One of the most effective ways of freeing ourselves of conventional limits is by creating or imagining alternative realities in which existing conditions are intensified, a dystopian city. Which led me to creating my own science fiction narrative in which the architecture is the main character and we perceive this alternative world through its point of view. The narrative suggests a reversal of the roles where technology (artificial intelligence) takes over the design and construction of a futuristic city while humans become a product of it. Thus, the city is built on top of the existing city of Detroit and is built based on the technology’s needs.  The narrative begins to suggest parallels with existing conditions that set in motion inquiries into the readers and free ourselves from the conventional limits within architecture. In some ways it deconstructs the rule of the architect and that being an architect is a waste.

The graphic choices relied heavily on the role that science fiction plays in society, primarily new wave science fiction during 60’s and 70’s.  The graphics are based on a world that is based on the existing reality where some conditions are intensified. As a result, it was inevitable to be influenced by many architects who had created similar graphic decisions in the past, such as Superstudio, Yona Friedman, Lebbeus Woods, Archigram, and Archizoom.

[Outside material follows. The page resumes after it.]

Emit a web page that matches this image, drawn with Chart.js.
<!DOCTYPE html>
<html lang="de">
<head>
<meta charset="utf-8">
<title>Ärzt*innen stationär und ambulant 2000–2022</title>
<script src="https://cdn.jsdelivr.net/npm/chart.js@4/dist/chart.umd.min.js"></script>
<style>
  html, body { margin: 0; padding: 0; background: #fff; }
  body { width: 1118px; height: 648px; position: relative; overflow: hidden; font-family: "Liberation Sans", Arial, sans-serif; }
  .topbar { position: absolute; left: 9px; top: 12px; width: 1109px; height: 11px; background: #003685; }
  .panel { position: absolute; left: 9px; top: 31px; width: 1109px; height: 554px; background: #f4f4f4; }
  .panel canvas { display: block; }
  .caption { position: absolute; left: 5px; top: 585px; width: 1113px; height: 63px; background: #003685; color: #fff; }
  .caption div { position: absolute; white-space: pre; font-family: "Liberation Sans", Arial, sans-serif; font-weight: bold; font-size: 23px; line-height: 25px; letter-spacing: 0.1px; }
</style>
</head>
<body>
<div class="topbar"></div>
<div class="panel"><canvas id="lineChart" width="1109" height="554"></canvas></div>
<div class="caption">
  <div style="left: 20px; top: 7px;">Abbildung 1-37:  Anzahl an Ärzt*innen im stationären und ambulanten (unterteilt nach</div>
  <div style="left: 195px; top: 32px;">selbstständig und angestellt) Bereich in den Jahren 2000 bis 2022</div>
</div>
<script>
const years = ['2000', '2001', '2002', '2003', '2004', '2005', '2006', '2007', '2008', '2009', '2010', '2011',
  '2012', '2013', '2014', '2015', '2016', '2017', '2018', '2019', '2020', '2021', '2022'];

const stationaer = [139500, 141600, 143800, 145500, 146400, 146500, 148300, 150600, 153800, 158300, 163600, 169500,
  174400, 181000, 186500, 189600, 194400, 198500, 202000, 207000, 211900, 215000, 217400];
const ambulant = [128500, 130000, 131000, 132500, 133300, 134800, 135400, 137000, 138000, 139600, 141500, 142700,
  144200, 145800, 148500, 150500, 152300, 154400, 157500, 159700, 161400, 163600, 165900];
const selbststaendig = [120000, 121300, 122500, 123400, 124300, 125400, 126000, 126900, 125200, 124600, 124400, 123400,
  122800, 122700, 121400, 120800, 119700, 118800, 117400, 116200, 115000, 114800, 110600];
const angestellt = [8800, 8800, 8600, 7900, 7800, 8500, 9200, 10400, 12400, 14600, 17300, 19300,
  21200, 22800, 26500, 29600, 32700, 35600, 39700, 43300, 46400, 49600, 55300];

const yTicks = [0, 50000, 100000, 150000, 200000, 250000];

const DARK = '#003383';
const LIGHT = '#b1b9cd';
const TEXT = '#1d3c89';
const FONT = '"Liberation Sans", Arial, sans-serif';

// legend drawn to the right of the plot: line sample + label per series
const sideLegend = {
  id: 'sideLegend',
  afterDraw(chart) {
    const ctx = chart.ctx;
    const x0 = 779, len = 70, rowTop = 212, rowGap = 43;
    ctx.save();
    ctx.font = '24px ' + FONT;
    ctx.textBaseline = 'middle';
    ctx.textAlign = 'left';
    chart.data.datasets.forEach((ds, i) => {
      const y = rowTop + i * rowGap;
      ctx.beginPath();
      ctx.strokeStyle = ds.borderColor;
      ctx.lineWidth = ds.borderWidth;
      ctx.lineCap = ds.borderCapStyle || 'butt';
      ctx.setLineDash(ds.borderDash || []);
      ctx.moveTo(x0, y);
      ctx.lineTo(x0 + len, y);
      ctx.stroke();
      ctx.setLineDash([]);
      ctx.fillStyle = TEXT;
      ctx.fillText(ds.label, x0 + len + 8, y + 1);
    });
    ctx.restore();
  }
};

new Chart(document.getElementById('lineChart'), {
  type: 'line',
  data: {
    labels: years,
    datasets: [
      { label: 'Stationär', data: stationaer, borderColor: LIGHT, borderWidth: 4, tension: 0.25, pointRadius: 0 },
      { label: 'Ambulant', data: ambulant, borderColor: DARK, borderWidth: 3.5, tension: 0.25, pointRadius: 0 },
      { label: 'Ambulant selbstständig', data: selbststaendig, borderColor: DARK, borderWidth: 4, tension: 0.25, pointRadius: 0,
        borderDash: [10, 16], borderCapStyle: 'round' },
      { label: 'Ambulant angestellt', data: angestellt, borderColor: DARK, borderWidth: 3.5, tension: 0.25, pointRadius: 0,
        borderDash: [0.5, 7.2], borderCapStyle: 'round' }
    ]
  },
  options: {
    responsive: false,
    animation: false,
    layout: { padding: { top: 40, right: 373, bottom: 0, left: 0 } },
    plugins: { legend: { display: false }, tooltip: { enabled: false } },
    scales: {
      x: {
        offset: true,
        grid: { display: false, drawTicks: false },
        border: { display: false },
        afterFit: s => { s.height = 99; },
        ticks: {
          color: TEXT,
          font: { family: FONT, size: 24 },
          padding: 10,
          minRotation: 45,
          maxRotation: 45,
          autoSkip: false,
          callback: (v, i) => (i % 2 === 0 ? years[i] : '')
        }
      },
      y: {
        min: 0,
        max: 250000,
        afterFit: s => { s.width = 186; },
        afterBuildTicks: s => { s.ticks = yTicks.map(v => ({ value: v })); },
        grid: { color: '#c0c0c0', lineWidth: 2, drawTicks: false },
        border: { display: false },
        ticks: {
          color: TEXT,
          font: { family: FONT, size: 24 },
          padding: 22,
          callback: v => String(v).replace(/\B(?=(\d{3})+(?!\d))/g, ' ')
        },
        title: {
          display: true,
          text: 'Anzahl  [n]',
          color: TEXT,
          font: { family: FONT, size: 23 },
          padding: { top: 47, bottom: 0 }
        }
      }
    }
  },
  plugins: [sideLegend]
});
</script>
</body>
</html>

I decided to take images of existing conditions and superimpose a collage-like reality based on the narrative.  This encouraged an infinite number of realities within the existing one in one drawing and it was important to distinguish reality with what was fantasy.  Reality is often pictured in the background and in black and white.  Fantasy is seen in color and the proposed architecture in itself has to be seen through 3D glasses, so that the viewer goes through a different type of lense or layer in order to view this alternative reality.

04 X ABOUT

José Arturo is an architectural designer based in Detroit, MI.  José was born and raised in Guaynabo, Puerto Rico.  He attended the University of Detroit Mercy, from which he graduated with a Bachelor of Science and Architecture degree and later with a Master’s of Architecture degree.  His graduate thesis project questioned the integrity of architecture by using science fiction as a tool to examine and explore disruptions in economics, politics, and human nature within architecture.  José currently works at VolumeOne Design Studio as an architectural designer, where he has been a part of the development of the city of Detroit, after it’s half-century decline.  José continues to question and explore the integrity of architecture through his practice and everyday life.